Merintis kembali pendidkan Islam Ala Rasulullah
Saw, maupun ilmuan-ilmuan intelek Islam yang berjaya dimasa itu merupakan
dorongan bagi umat Islam, pencarian
paradigma baru dalam pendidikan Islam dimulai dari konsep manusia menurut
Islam. Pandangan Islam terhadap iptek, kemudian dirumuskan konsep atau sistem pendidikan Islam secara utuh pendidikan
Islam yang ingin dikembangkan adalah pendidikan yang menghilangkan atau tidak
ada dikotomi antara Ilmu dan agama, serta ilmu tidak bebas nilai tetapi bebas
dinilai.
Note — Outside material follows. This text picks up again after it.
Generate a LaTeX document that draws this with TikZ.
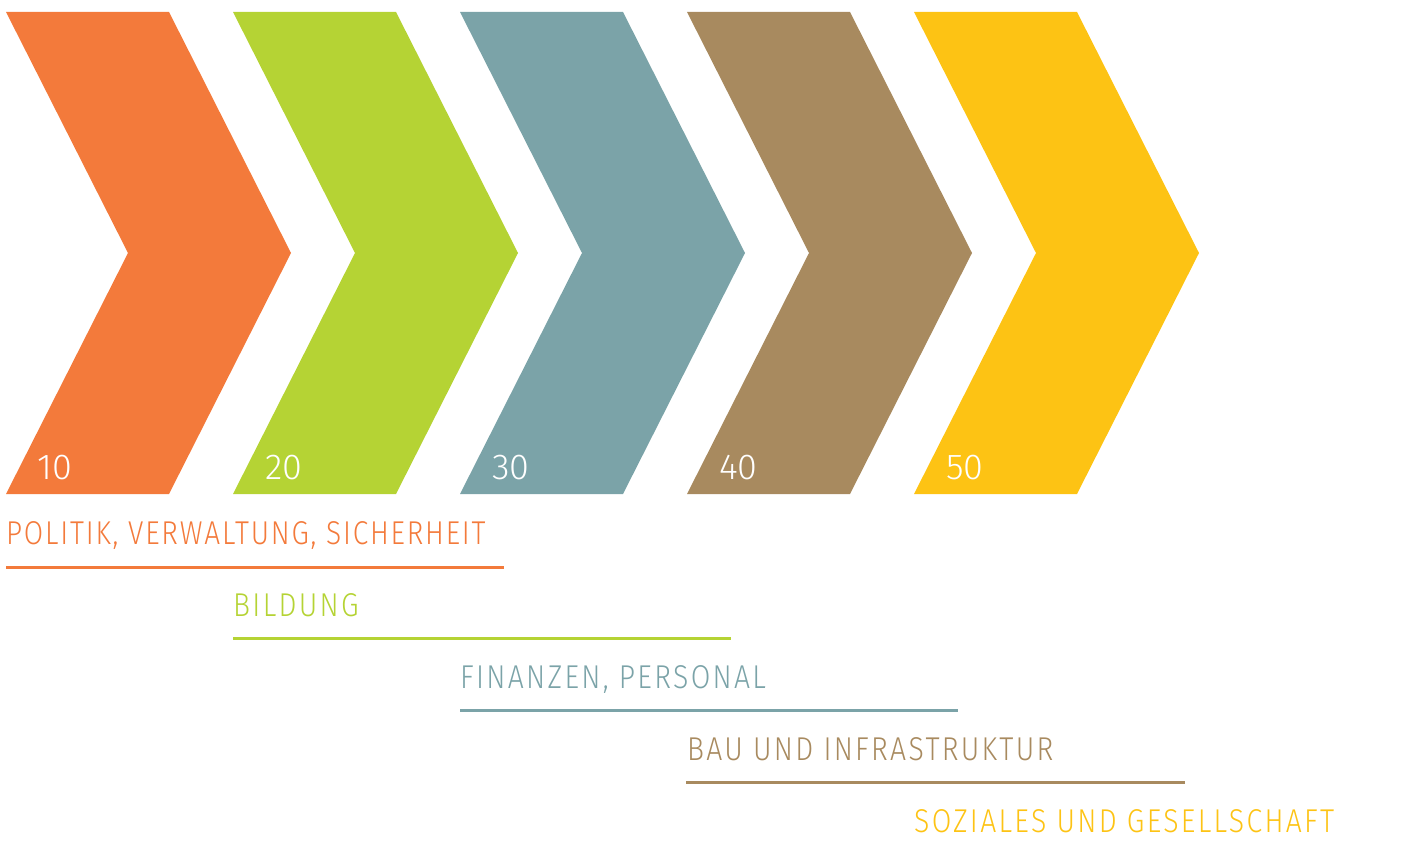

Selanjutnya terjadi perubahan paradigma pendidikan, juga sebagai
akibat dari percepatan aliran ilmu pengetahuan yang akan menentang sistem pendidikan konvensional, karena sumber
ilmu pengetahuan akan tersebar diamana-mana dan setiap orang akan dengan mudah
memperoleh pengetahuan tanpa kesulitan. Peran teknologi yang
merupakan alat bantu
yang akan sangat mempercepat proses distributed of knowledge,
semakin berkembang.
BAB II
PEMBAHASAN
A.
Paradigma Baru Manajemen Pendidikan Islam di Indonesia
Paradigma dalam
disiplin intelektual adalah cara pandang orang terhadap diri dan lingkungannya
yang akan mempengaruhinya dalam berpikir (kognitif),
bersikap (afektif), dan
bertingkah laku (konatif).
Paradigma juga dapat berarti seperangkat asumsi, konsep, nilai, dan praktik
yang di terapkan dalam memandang realitas dalam sebuah komunitas yang sama,
khususnya, dalam disiplin intelektual. Kata paradigma sendiri
berasal dari abad pertengahan di Inggris yang merupakan kata serapan dari bahasa Latin di tahun 1483 yaitu paradigma yang
berarti suatu model atau pola; bahasa Yunani paradeigma (para+deiknunai)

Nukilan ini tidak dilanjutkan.